We ran a detailed post-mortem analysis of this occurrence which helped us pinpoint the key factors that led to this failure. Our engineering teams have diligently worked to rectify these issues and ensure we are safeguarded moving ahead against similar events. The following were among the corrective measures:

  • We improved the test coverage of our service to validate compatibility and health before rollout.
  • We are enhancing monitoring for both services affected by the incident so that we can discover these types of problems before they cause disruptions.
  • Tweaking our upgrade cadence for the service in question to have smaller, more frequent upgrades rather than a significant large upgrade.
  • We are revising our monitoring framework to alert based on the error percentage of complete callback calls for responder requests.

We regret the impact this incident has had on you and your teams. As always, we remain committed to offering the industry's most dependable and resilient platform. Please contact support@pagerduty.com if you have any questions.

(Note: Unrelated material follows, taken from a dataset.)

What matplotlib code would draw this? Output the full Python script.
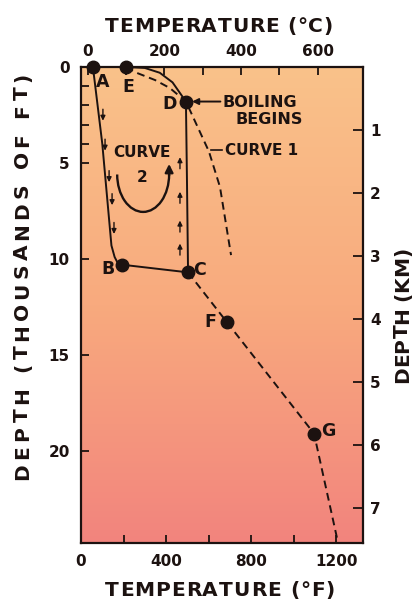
import numpy as np
import matplotlib
matplotlib.use('Agg')
import matplotlib.pyplot as plt
from matplotlib.colors import LinearSegmentedColormap
from matplotlib.patches import Arc
from matplotlib.font_manager import FontProperties, findfont, get_font

# ---------------- data (temperature in °F, depth in thousands of ft) -------------
point_names = ['A', 'E', 'D', 'B', 'C', 'F', 'G']
point_temp_f = [56, 212, 493, 193, 503, 686, 1095]
point_depth = [0, 0, 1.8, 10.3, 10.7, 13.3, 19.1]
# label offsets (points) relative to each point
label_dx = [7, 1.5, -12, -10, 8.5, -12, 10]
label_dy = [-11, -14.5, -2, -3, 1.5, 0, 2]

curve2_temp_f = [56, 100, 143, 158, 172, 193, 503, 498, 493]
curve2_depth = [0, 4.0, 9.3, 9.9, 10.2, 10.3, 10.7, 6.0, 1.8]

boil_temp_f = [212, 300, 370, 430, 493]
boil_depth = [0, 0.05, 0.3, 0.8, 1.8]

curve1_temp_f = [212, 263, 348, 418, 493, 601, 653, 691, 705]
curve1_depth = [0, 0.31, 0.68, 1.1, 1.8, 4.4, 6.25, 8.85, 9.8]

deep_temp_f = [503, 686, 1095, 1208]
deep_depth = [10.7, 13.3, 19.1, 24.8]

down_arrow_temp = [103, 113, 132, 146, 155]
down_arrow_depth = [2.5, 4.06, 5.7, 6.9, 8.4]
up_arrow_temp = [465, 465, 465, 465]
up_arrow_depth = [5.0, 6.8, 8.3, 9.5]

bottom_ticks_f = [0, 400, 800, 1200]
bottom_minor_f = [200, 600, 1000]
top_ticks_c = [0, 200, 400, 600]
top_minor_c = [100, 300, 500]
left_ticks = [0, 5, 10, 15, 20]
left_minor = [1, 2, 3, 4]
right_ticks_km = [1, 2, 3, 4, 5, 6, 7]

W, H = 414, 601
ink = '#1c1210'

fig = plt.figure(figsize=(W / 100, H / 100), dpi=100)
fig.patch.set_facecolor('white')
ax = fig.add_axes([81 / W, 1 - 543 / H, 282 / W, 476 / H])

# background gradient
cmap = LinearSegmentedColormap.from_list('bg', ['#FAC28A', '#F8AA7E', '#F2847D'])
grad = np.linspace(0, 1, 256).reshape(-1, 1)
ax.imshow(grad, cmap=cmap, extent=[0, 1, 0, 1], transform=ax.transAxes,
          aspect='auto', origin='upper', zorder=0, interpolation='bilinear')

lw = 1.4
ax.plot(curve2_temp_f, curve2_depth, color=ink, lw=lw, zorder=3)
ax.plot(boil_temp_f, boil_depth, color=ink, lw=lw, zorder=3)
ax.plot(curve1_temp_f, curve1_depth, color=ink, lw=lw, ls=(0, (4, 2.5)), zorder=3)
ax.plot(deep_temp_f, deep_depth, color=ink, lw=lw, ls=(0, (4, 2.5)), zorder=3)
ax.plot(point_temp_f, point_depth, 'o', color=ink, ms=9, zorder=5, clip_on=False)

fs_lbl = 12.5
for n, x, y, dx, dy in zip(point_names, point_temp_f, point_depth, label_dx, label_dy):
    ax.annotate(n, (x, y), xytext=(dx, dy), textcoords='offset points',
                ha='center', va='center', fontsize=fs_lbl, fontweight='bold', color=ink)

for x, y in zip(down_arrow_temp, down_arrow_depth):
    ax.annotate('', xy=(x, y + 0.3), xytext=(x, y - 0.3),
                arrowprops=dict(arrowstyle='-|>', lw=1.0, color=ink, mutation_scale=7,
                                shrinkA=0, shrinkB=0))
for x, y in zip(up_arrow_temp, up_arrow_depth):
    ax.annotate('', xy=(x, y - 0.3), xytext=(x, y + 0.3),
                arrowprops=dict(arrowstyle='-|>', lw=1.0, color=ink, mutation_scale=7,
                                shrinkA=0, shrinkB=0))

# circulation arrow of curve 2 (half ellipse + arrow head)
ax.add_patch(Arc((292, 5.6), 244, 3.9, theta1=0, theta2=180, lw=1.7, color=ink, zorder=3))
ax.annotate('', xy=(414, 5.05), xytext=(414, 5.65),
            arrowprops=dict(arrowstyle='-|>', lw=1.7, color=ink, mutation_scale=12,
                            shrinkA=0, shrinkB=0))
ax.text(287, 4.48, 'CURVE', ha='center', va='center', fontsize=11, fontweight='bold', color=ink)
ax.text(287, 5.75, '2', ha='center', va='center', fontsize=11, fontweight='bold', color=ink)

# boiling begins
ax.annotate('', xy=(522, 1.8), xytext=(655, 1.8),
            arrowprops=dict(arrowstyle='-|>', lw=1.4, color=ink, mutation_scale=9,
                            shrinkA=0, shrinkB=0))
ax.text(667, 1.85, 'BOILING', ha='left', va='center', fontsize=11.5, fontweight='bold', color=ink)
ax.text(724, 2.75, 'BEGINS', ha='left', va='center', fontsize=11.5, fontweight='bold', color=ink)
# curve 1 label
ax.plot([612, 662], [4.35, 4.35], color=ink, lw=1.2, zorder=3)
ax.text(677, 4.35, 'CURVE 1', ha='left', va='center', fontsize=11, fontweight='bold', color=ink)

ax.set_xlim(0, 1325)
ax.set_ylim(24.8, 0)

for s in ax.spines.values():
    s.set_color(ink)
    s.set_linewidth(1.6)

tick_kw = dict(direction='in', color=ink, width=1.3, labelsize=11, labelcolor=ink)
ax.set_xticks(bottom_ticks_f)
ax.set_xticks(bottom_minor_f, minor=True)
ax.set_yticks(left_ticks)
ax.set_yticks(left_minor, minor=True)
ax.tick_params(axis='x', which='both', length=6, pad=8, **tick_kw)
ax.tick_params(axis='y', which='both', length=6, pad=8, **tick_kw)
for t in ax.get_xticklabels() + ax.get_yticklabels():
    t.set_fontweight('bold')

f2c = (lambda f: (np.asarray(f) - 32) * 5 / 9, lambda c: np.asarray(c) * 9 / 5 + 32)
secx = ax.secondary_xaxis('top', functions=f2c)
secx.set_xticks(top_ticks_c)
secx.set_xticks(top_minor_c, minor=True)
secx.tick_params(axis='x', which='both', length=6, pad=6, **tick_kw)
secx.spines['top'].set_visible(False)
for t in secx.get_xticklabels():
    t.set_fontweight('bold')

ft2km = (lambda d: np.asarray(d) * 0.3048, lambda k: np.asarray(k) / 0.3048)
secy = ax.secondary_yaxis('right', functions=ft2km)
secy.set_yticks(right_ticks_km)
secy.tick_params(axis='y', which='both', length=7.5, pad=5, **tick_kw)
secy.spines['right'].set_visible(False)
for t in secy.get_yticklabels():
    t.set_fontweight('bold')

# tracked axis titles
def tracked(s, start_px, base_px, length_px, fs, vertical=False):
    prop = FontProperties(family='DejaVu Sans', weight='bold', size=fs)
    font = get_font(findfont(prop))
    font.set_size(fs, 100)
    advs = [font.load_char(ord(c)).linearHoriAdvance / 65536 for c in s]
    extra = (length_px - sum(advs)) / (len(s) - 1)
    pos = 0.0
    for c, a in zip(s, advs):
        if vertical:
            fig.text(base_px / W, 1 - (start_px - pos) / H, c, rotation=90,
                     rotation_mode='anchor', ha='left', va='baseline',
                     fontproperties=prop, color=ink)
        else:
            fig.text((start_px + pos) / W, 1 - base_px / H, c, ha='left',
                     va='baseline', fontproperties=prop, color=ink)
        pos += a + extra

tracked('TEMPERATURE (°C)', 105, 32, 228, 14.5)
tracked('TEMPERATURE (°F)', 105, 596, 230, 14.5)
tracked('DEPTH (THOUSANDS OF FT)', 480, 28, 407, 14.5, vertical=True)
tracked('DEPTH (KM)', 383, 408, 136, 14.5, vertical=True)

fig.savefig('out.png', dpi=100)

Posted Apr 28, 2023 - 20:17 UTC

Resolved
We have resolved an incident where all PagerDuty customers in both the US and EU service regions experienced issues with responder requests. The incident is now resolved, and there is no ongoing impact to customers. Please reach out to support@pagerduty.com if you have any concerns.
Posted Apr 18, 2023 - 22:41 UTC
Monitoring
We are continuing to monitor improvement in an incident with responder requests. We have deployed a fix, and we expect systems to continue to improve. We are seeing recovery in both the EU region and US region. We will provide further updates within 20 minutes.
Posted Apr 18, 2023 - 22:18 UTC
Update
We are continuing to monitor improvement in an incident with responder requests. We have deployed a fix, and we expect systems to continue to improve. We are seeing recovery in the EU region and are working on the US region. We will provide further updates within 20 minutes.
Posted Apr 18, 2023 - 22:10 UTC
Update
We are continuing to investigate an incident where all PagerDuty customers are experiencing issues with responder requests. We are continuing to make progress on mitigating the issue. We will provide further updates within 20 minutes.
Posted Apr 18, 2023 - 21:34 UTC
Update
We are continuing to investigate an incident where all PagerDuty customers are experiencing issues with responder requests. We have started making progress on mitigating the issue. We will provide further updates within 20 minutes.
Posted Apr 18, 2023 - 21:10 UTC
Update
We are continuing to investigate an incident where all PagerDuty customers are experiencing issues with responder requests. Impacted customers may see that users are unable to accept or decline responder requests. We will provide further updates within 20 minutes.
Posted Apr 18, 2023 - 20:52 UTC
Identified
We are investigating an incident where all PagerDuty customers in all service regions are experiencing issues with the incident timeline. Impacted customers may see missing responder requests in the incident timeline. We will provide further updates within 20 minutes.
Posted Apr 18, 2023 - 20:46 UTC
Investigating
We are investigating a potential issue within PagerDuty. If we confirm an impact, we will update within 15 minutes. If there is no impact this notification will be removed.
Posted Apr 18, 2023 - 20:33 UTC
This incident affected: Notification Delivery (Responder Requests (US), Responder Requests (EU)).